Esta relación entre atracción por poderes ocultos e incertidumbre, también se ha observado tras atentados como los de ayer en Bruselas. En EU, tras el 11-S, se multiplicaron las ventas de los libros del astrólogo del siglo XVI Nostradamus. En las semanas que siguieron a los ataques, el bestseller francés coló en la lista de los más vendidos de la tienda Amazon tres versiones de sus célebres y ambiguas predicciones, en las que algunos interpretan que adivinó la llegada de Hitler al poder o la epidemia del sida.
Junto a las necesidades particulares que puede satisfacer la religión, varias hipótesis han tratado de explicar la tendencia humana a creer en dioses a través de sus efectos sobre los grupos. En las sociedades del paleolítico, probablemente igualitarias y sin sistemas para imponer el orden por la fuerza a la manera de los Estados modernos, la religión habría servido para fortalecer los vínculos entre los individuos de la tribu y controlar los impulsos egoístas por miedo al castigo divino. Experimentos como los realizados por Jesse Bering, psicólogo de la Universidad Queens de Belfast, muestran que los niños son menos proclives a engañar cuando piensan que les vigila un ente invisible. En su opinión, este tipo de resultados sugiere que creer en que los dioses o los ancestros muertos nos vigilan sirvió para fortalecer la cooperación en los grupos de cazadores recolectores.
Aunque existen dudas sobre la posibilidad de que la selección natural actúe sobre grupos en lugar de sobre individuos, hay biólogos como Eduard O. Wilson que creen que en las sociedades humanas primitivas se dieron las circunstancias para hacerlo posible. Por un lado, el igualitarismo habría facilitado que los individuos altruistas transmitiesen sus genes a la siguiente generación, y por otro, las continuas guerras con otras tribus acabarían por beneficiar a los miembros de grupos más cohesionados.

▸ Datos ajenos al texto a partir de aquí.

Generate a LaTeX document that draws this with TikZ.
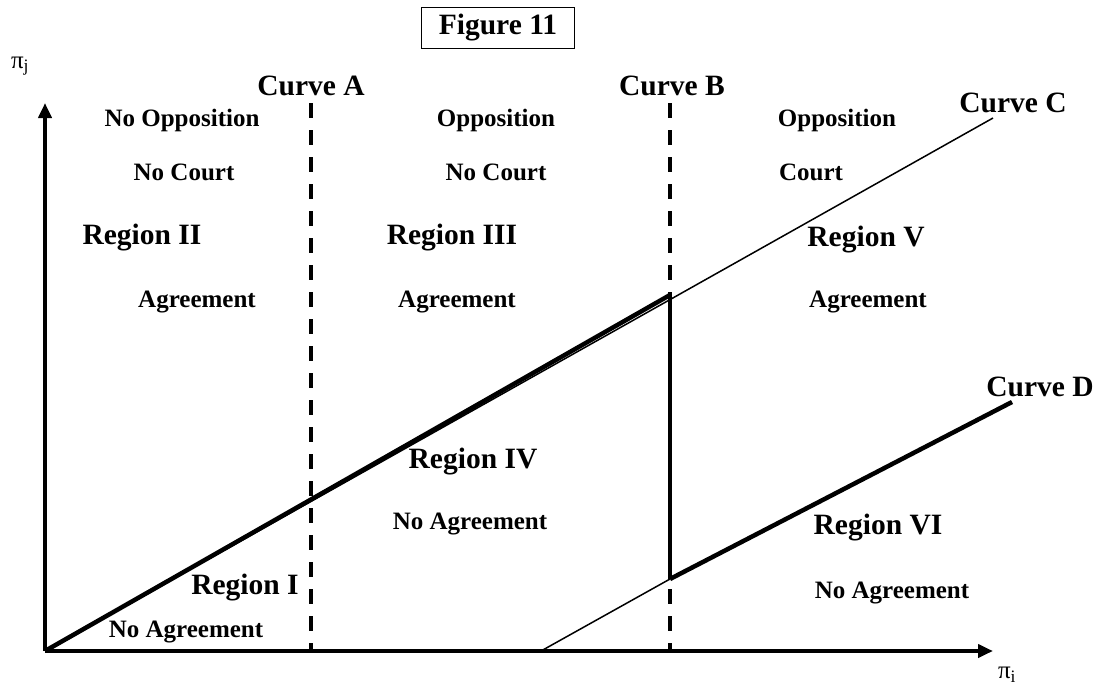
\documentclass[tikz,border=0pt]{standalone}
\usepackage{fontspec}
\setmainfont{Liberation Serif}
\usetikzlibrary{arrows.meta}
\begin{document}
\begin{tikzpicture}[x=1pt, y=-1pt, >={Triangle[length=15pt,width=13pt]},
    small/.style={font=\fontsize{25}{28}\selectfont\bfseries},
    big/.style={font=\fontsize{29.5}{32}\selectfont\bfseries},
    axislbl/.style={font=\fontsize{25}{28}\selectfont},
    cut/.style={line width=4pt, dash pattern=on 15pt off 12pt}]
    \useasboundingbox (0,0) rectangle (1111,688);
    % points of the axes and the curves
    \coordinate (O) at (45,651);
    \coordinate (xend) at (993,651);
    \coordinate (yend) at (45,103);
    \coordinate (Atop) at (311,103);
    \coordinate (Abot) at (311,651);
    \coordinate (Btop) at (670,103);
    \coordinate (Bbot) at (670,651);
    \coordinate (CB) at (670,295);
    \coordinate (Cend) at (993,118);
    \coordinate (Dstart) at (541,651);
    \coordinate (DB) at (670,579);
    \coordinate (Dend) at (1012,402);
    \node[big, draw, line width=1pt, minimum width=153pt, minimum height=41pt] (fig) at (498,28) {Figure 11};
    % axes
    \draw [->, line width=4pt] (O) -- (xend);
    \draw [->, line width=4pt] (O) -- (yend);
    \node[axislbl] (pj) at (20,66) {π\textsubscript{j}};
    \node[axislbl] (pi) at (1007,675) {π\textsubscript{i}};
    % curves
    \draw [cut] (Atop) -- (Abot);
    \draw [cut] (Btop) -- (Bbot);
    \draw [line width=1.5pt] (O) -- (Cend);
    \draw [line width=4.5pt] (O) -- (CB);
    \draw [line width=4pt] (CB) -- (DB);
    \draw [line width=1.5pt] (Dstart) -- (DB);
    \draw [line width=4.5pt] (DB) -- (Dend);
    \node[big] (cA) at (311,86) {Curve A};
    \node[big] (cB) at (672,86) {Curve B};
    \node[big] (cC) at (1013,103) {Curve C};
    \node[big] (cD) at (1040,387) {Curve D};
    % regions
    \node[small] (opp1) at (182,120) {No Opposition};
    \node[small] (crt1) at (184,172) {No Court};
    \node[big] (r2) at (142,238) {Region II};
    \node[small] (agr2) at (197,302) {Agreement};
    \node[small] (opp3) at (496,120) {Opposition};
    \node[small] (crt3) at (496,172) {No Court};
    \node[big] (r3) at (452,238) {Region III};
    \node[small] (agr3) at (457,302) {Agreement};
    \node[small] (opp5) at (837,120) {Opposition};
    \node[small] (crt5) at (811,172) {Court};
    \node[big] (r5) at (866,240) {Region V};
    \node[small] (agr5) at (868,302) {Agreement};
    \node[big] (r4) at (473,462) {Region IV};
    \node[small] (nag4) at (470,524) {No Agreement};
    \node[big] (r1) at (245,588) {Region I};
    \node[small] (nag1) at (186,632) {No Agreement};
    \node[big] (r6) at (878,528) {Region VI};
    \node[small] (nag6) at (892,593) {No Agreement};
\end{tikzpicture}
\end{document}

Más adelante, según proponía un estudio publicado recientemente en la revista Nature, la creencia en un dios moralista, omnisciente y capaz de castigar a quien no siguiese sus mandamientos, se convirtió en un pilar sobre el que se construyeron las sociedades complejas. A diferencia de los humanos que vivieron en los pequeños grupos de cazadores recolectores antes de la aparición de la ganadería y la agricultura, los habitantes de los Estados civilizados no conocían personalmente a todos los miembros de su sociedad. La presencia del dios vigilante habría servido para fomentar la cooperación entre desconocidos que compartían religión.
La religiosidad, que fue útil en algunos momentos de la evolución humana, no está exenta de efectos negativos. La capacidad de cooperar evolucionó en un entorno en el reforzar los lazos con los miembros de nuestro grupo cultural era clave para la supervivencia, en buena medida porque era necesario para enfrentarse con éxito a otros grupos. Antropólogos como Michael Tomasello afirman que “las diferencias de trato a los miembros del grupo y a los que no lo son” son uno de los “hallazgos más sólidos de la psicología”. Por su parte, el sociólogo Robb Willer, de la Universidad de Stanford (EE UU), ha observado que las personas no creyentes se veían más motivadas por la compasión a la hora de ser generosas. Para quienes tenían fe, las emociones eran menos importantes en su decisión de ayudar al prójimo que, por ejemplo, la identidad de grupo. El instinto de desconfiar de las personas que no consideramos de nuestro grupo se ha azuzado durante milenios para enfrentar a unos humanos contra otros con los más diversos intereses y en esa tarea, la religión, tan eficaz para unir, también lo ha sido para separar.